One wildcard: could another bidder emerge? It's possible but not probable. If a strategic buyer saw enough value to top $19.75, they likely would have bid during the "thorough review" process Avanos conducted before signing with AIP. Private equity firms could theoretically jump in, but the 36.5% premium to the 30-day VWAP leaves limited room for a topping bid unless someone sees radically different value creation potential.
What This Says About Med-Tech M&A in 2025
The Avanos deal fits a broader pattern: private equity remains highly active in healthcare, but it's shifting away from high-multiple growth assets and toward undervalued, cash-generative businesses that public markets have left behind. With interest rates elevated and exit multiples compressed, PE firms are hunting for value rather than growth — and public med-tech companies trading below historical averages are prime targets.
Avanos isn't the first med-tech take-private in the past year, and it won't be the last. Similar dynamics are playing out across the sector: mature device companies with defensible products, recurring revenue, and margin improvement potential — but no compelling public market narrative — are being re-priced for private ownership. The question is whether these deals generate returns through operational improvement or simply through multiple arbitrage (buying low, selling higher to a strategic in a few years).
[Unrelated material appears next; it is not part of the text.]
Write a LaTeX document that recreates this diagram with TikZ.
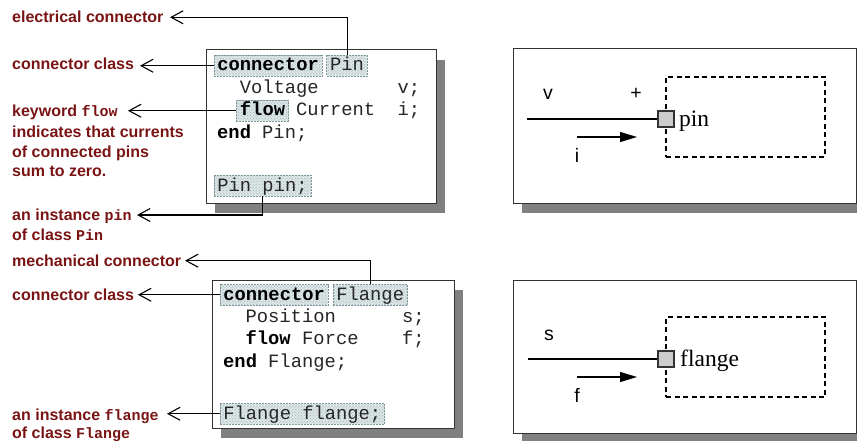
\documentclass[tikz,border=0pt]{standalone}
\usepackage{fontspec}
\setmainfont{Liberation Serif}
\setmonofont{Liberation Mono}
\newfontfamily\labfont{Liberation Sans}
\usetikzlibrary{arrows.meta,patterns}

\definecolor{labred}{RGB}{122,20,20}
\definecolor{hlfill}{RGB}{220,229,229}
\definecolor{hldot}{RGB}{165,185,187}
\definecolor{hlborder}{RGB}{125,150,155}
\definecolor{shadowgray}{RGB}{128,128,128}
\definecolor{sqfill}{RGB}{205,205,205}

\newcommand\mycodefont{\ttfamily\fontsize{18.8}{22}\selectfont}
\newcommand\lmono[1]{{\ttfamily\fontsize{15}{18}\selectfont\bfseries #1}}

\begin{document}
\begin{tikzpicture}[x=1pt,y=-1pt,
  lab/.style={anchor=base west, inner sep=0pt, text=labred,
    font=\labfont\fontsize{16}{20}\selectfont\bfseries},
  code/.style={anchor=base west, inner sep=0pt, font=\mycodefont, text=black!85},
  kw/.style={code, font=\mycodefont\bfseries, text=black},
  hl/.style={code, inner xsep=3.5pt, inner ysep=3pt, text height=12.5pt, text depth=2pt,
    draw=hlborder, line width=0.7pt, dash pattern=on 2pt off 1pt,
    preaction={fill=hlfill}, pattern=crosshatch dots, pattern color=hldot},
  hlkw/.style={hl, font=\mycodefont\bfseries, text=black},
  boxline/.style={draw=black!80, line width=1pt, fill=white},
  shadow/.style={fill=shadowgray},
  callout/.style={draw=black, line width=1.1pt, -{Straight Barb[length=12pt,width=13pt,line width=1.1pt]}},
  dashbox/.style={draw=black, line width=1.3pt, dash pattern=on 5pt off 3.5pt,
    minimum width=159pt, minimum height=80pt, inner sep=0pt},
  port/.style={draw=black!80, fill=sqfill, line width=1.3pt, minimum size=16pt, inner sep=0pt},
  wire/.style={draw=black, line width=1.1pt},
  flowarrow/.style={draw=black, line width=1.2pt, -{Triangle[length=17pt,width=10pt]}},
  var/.style={anchor=base, inner sep=0pt, font=\labfont\fontsize{19.5}{22}\selectfont},
  portlab/.style={anchor=base west, inner sep=0pt, font=\rmfamily\fontsize{23.5}{26}\selectfont}
]
\useasboundingbox (0,0) rectangle (857,441);

% ---------- top code box ----------
\fill[shadow] (215,60) rectangle (445,213);
\path[boxline] (206,50) rectangle (436,203);
\node[hlkw] (c1kw) at (213.5,71) {connector};
\node[hl] (c1name) at (326.3,71) {Pin};
\node[code] (c1volt) at (239.6,94) {Voltage};
\node[code] (c1v) at (397.5,94) {v;};
\node[hlkw] (c1flow) at (236.1,116) {flow};
\node[code] (c1cur) at (296,116) {Current};
\node[code] (c1i) at (397.5,116) {i;};
\node[kw] (c1end) at (217,139) {end};
\node[code] (c1endname) at (262,139) {Pin;};
\node[hl] (c1inst) at (213.5,191) {Pin pin;};

% ---------- bottom code box ----------
\fill[shadow] (221,290) rectangle (463,438);
\path[boxline] (212,280) rectangle (454,428);
\node[hlkw] (c2kw) at (219.5,300) {connector};
\node[hl] (c2name) at (332.5,300) {Flange};
\node[code] (c2pos) at (245.4,322) {Position};
\node[code] (c2s) at (402,322) {s;};
\node[kw] (c2flow) at (245.4,344) {flow};
\node[code] (c2force) at (302,344) {Force};
\node[code] (c2f) at (402,344) {f;};
\node[kw] (c2end) at (223,367) {end};
\node[code] (c2endname) at (268,367) {Flange;};
\node[hl] (c2inst) at (219.5,419) {Flange flange;};

% ---------- labels ----------
\node[lab] (l1) at (12,22.7) {electrical connector};
\node[lab] (l2) at (12,70) {connector class};
\node[lab] (l3) at (12,117) {keyword \lmono{flow}};
\node[lab] (l3b) at (12,137.7) {indicates that currents};
\node[lab] (l3c) at (12,157.7) {of connected pins};
\node[lab] (l3d) at (12,176.7) {sum to zero.};
\node[lab] (l4) at (12,220.7) {an instance \lmono{pin}};
\node[lab] (l4b) at (12,240.7) {of class \lmono{Pin}};
\node[lab] (l5) at (12,266) {mechanical connector};
\node[lab] (l6) at (12,300) {connector class};
\node[lab] (l7) at (12,420) {an instance \lmono{flange}};
\node[lab] (l7b) at (12,438.5) {of class \lmono{Flange}};

% ---------- callout tips ----------
\coordinate (t1) at (170,17.3);
\coordinate (t2) at (140,65);
\coordinate (t3) at (128,112);
\coordinate (t4) at (137,215);
\coordinate (t5) at (185,260.7);
\coordinate (t6) at (138,296);
\coordinate (t7) at (167,414);

\draw[callout] (c1name.north) |- (t1);
\draw[callout] (c1kw.west) -- (c1kw.west -| t2);
\draw[callout] (c1flow.west) -- (c1flow.west -| t3);
\draw[callout] (c1inst.south) |- (t4);
\draw[callout] (c2name.north) |- (t5);
\draw[callout] (c2kw.west) -- (c2kw.west -| t6);
\draw[callout] (c2inst.west) -- (c2inst.west -| t7);

% ---------- top right diagram ----------
\fill[shadow] (522,59) rectangle (857,213);
\path[boxline] (513,49) rectangle (856,203);
\node[dashbox] (comp1) at (745.5,117) {};
\coordinate (w1) at (527,119);
\node[port] (pin1) at (666,119) {};
\draw[wire] (w1) -- (pin1.west);
\node[portlab] (pin1lab) at (679,126.7) {pin};
\coordinate (a1s) at (577,137);
\coordinate (a1e) at (637,137);
\draw[flowarrow] (a1s) -- (a1e);
\node[var] (v1) at (548,100) {v};
\node[var, anchor=center] (plus1) at (636,94) {+};
\node[var] (i1) at (577,163) {i};

% ---------- bottom right diagram ----------
\fill[shadow] (522,290) rectangle (857,441);
\path[boxline] (513,280) rectangle (856,433);
\node[dashbox] (comp2) at (745.5,357) {};
\coordinate (w2) at (528,359);
\node[port] (pin2) at (666,359) {};
\draw[wire] (w2) -- (pin2.west);
\node[portlab] (pin2lab) at (680,366) {flange};
\coordinate (a2s) at (577,377);
\coordinate (a2e) at (637,377);
\draw[flowarrow] (a2s) -- (a2e);
\node[var] (s2) at (549,340) {s};
\node[var] (f2) at (577,402.7) {f};
\end{tikzpicture}
\end{document}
For Avanos specifically, the answer depends on execution. If AIP can drive margin expansion, stabilize revenue, and either launch new products or make smart acquisitions, the company could be worth significantly more than $1.27 billion in five years. If not, it'll be a case study in overpaying for a melting ice cube.
The broader trend to watch: how many other overlooked public med-tech companies are in AIP's crosshairs — or those of firms running the same playbook. If you're a $500M-$2B revenue medical device company with stable but unexciting growth, trading at 10-12x EBITDA, and struggling to get investor attention, you might be next.
This deal doesn't change the medical device landscape overnight. But it's a data point worth tracking — not because Avanos is uniquely important, but because the logic behind the deal is broadly applicable across a cohort of similar companies. AIP just made a bet that operational discipline can unlock value where public market patience couldn't. Whether that bet pays off will take years to know. For now, shareholders get their premium, AIP gets its platform, and the rest of us get a reminder that in private equity, "boring" is often a compliment.
The Open Questions
Several things remain unclear and will become clearer in the months ahead. First, will AIP retain Avanos's current executive team, or bring in a new CEO and C-suite? The press release is silent on management continuity, which usually means it's still being negotiated or hasn't been finalized.
Second, what's the manufacturing and supply chain strategy? Avanos has facilities in multiple countries. Will AIP consolidate, automate, or offshore more production? Those decisions will determine margin trajectory and also signal how aggressive the firm is willing to be on operational restructuring versus maintaining product quality and delivery reliability.
Third, what's the M&A appetite post-close? AIP has historically been a serial acquirer within platforms. If the firm views Avanos as a pain management or chronic care roll-up vehicle, expect add-on deals within 12-18 months of close. If the plan is pure organic improvement, the strategy is lower-risk but also lower-upside.
And finally, what happens to R&D? Avanos has a pipeline of next-gen pain and digestive health products in development. Will those get accelerated, shelved, or spun out? Private ownership can allow longer development timelines without quarterly earnings pressure — or it can force ruthless prioritization and kill anything that doesn't hit aggressive ROI hurdles. Which version of PE ownership Avanos gets will matter enormously for the company's long-term competitiveness.